Stated task:
Transcribe every line from the top down to the line with "plt.rcParams['font.family'] = ['Liberation", both ends included, but not the pictures.

------ Given material

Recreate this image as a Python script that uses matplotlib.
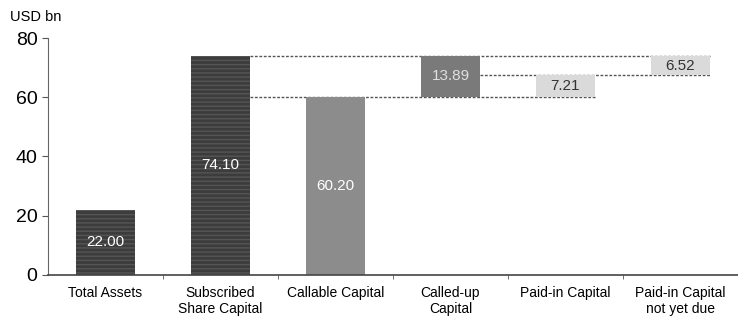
import matplotlib
matplotlib.use("Agg")
import matplotlib.pyplot as plt

plt.rcParams['font.family'] = ['Liberation Sans', 'DejaVu Sans']

# Kapitalstruktur, Werte in Mrd. USD
categories = ["Total Assets", "Subscribed\nShare Capital", "Callable Capital",
              "Called-up\nCapital", "Paid-in Capital", "Paid-in Capital\nnot yet due"]
values = [22.00, 74.10, 60.20, 13.89, 7.21, 6.52]
bottoms = [0, 0, 0, 60.20, 60.20, 60.20 + 7.21]
colors = ["#3c3c3c", "#3c3c3c", "#8c8c8c", "#7a7a7a", "#dadada", "#dadada"]
label_colors = ["white", "white", "white", "#e0e0e0", "#333333", "#333333"]

fig = plt.figure(figsize=(7.38, 3.23), dpi=100)
ax = fig.add_axes([0.065, 0.149, 0.935, 0.733])

x = list(range(len(categories)))
w = 0.52
bars = ax.bar(x, values, width=w, bottom=bottoms, color=colors, edgecolor="none", zorder=2)
# Streifenmuster auf den dunklen Balken
for b in bars[:2]:
    b.set_hatch("----")
    b.set_edgecolor("#555555")
    b.set_linewidth(0)

for i, (v, b0) in enumerate(zip(values, bottoms)):
    ax.text(i, b0 + v / 2, f"{v:.2f}", ha="center", va="center",
            fontsize=11, color=label_colors[i], zorder=3)

# gestrichelte Verbindungslinien
dash = (0, (2, 1.2))
ax.hlines(values[1], 1 + w / 2, 5 + w / 2, colors="#555555", linestyles=dash, linewidth=1, zorder=1)
ax.hlines(values[2], 1 + w / 2, 4 + w / 2, colors="#555555", linestyles=dash, linewidth=1, zorder=1)
ax.hlines(bottoms[5], 3 + w / 2, 5 + w / 2, colors="#555555", linestyles=dash, linewidth=1, zorder=1)

ax.set_xlim(-0.5, 5.5)
ax.set_ylim(0, 80)
ax.set_yticks([0, 20, 40, 60, 80])
ax.tick_params(axis="y", labelsize=14, length=4, color="#555555")
ax.set_xticks(x)
ax.set_xticklabels(categories, fontsize=10)
ax.tick_params(axis="x", length=0, pad=8)
ax.set_xticks([i + 0.5 for i in x[:-1]], minor=True)
ax.tick_params(axis="x", which="minor", length=3, direction="out", color="#555555")
for s in ["top", "right"]:
    ax.spines[s].set_visible(False)
ax.spines["left"].set_color("#666666")
ax.spines["bottom"].set_color("#444444")
ax.spines["bottom"].set_linewidth(1.2)

fig.text(0.014, 0.925, "USD bn", fontsize=10.5, ha="left", va="bottom")

fig.savefig("out.png", dpi=100)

------------

Response to the task:
Recreate this image as a Python script that uses matplotlib.
import matplotlib
matplotlib.use("Agg")
import matplotlib.pyplot as plt

plt.rcParams['font.family'] = ['Liberation Sans', 'DejaVu Sans']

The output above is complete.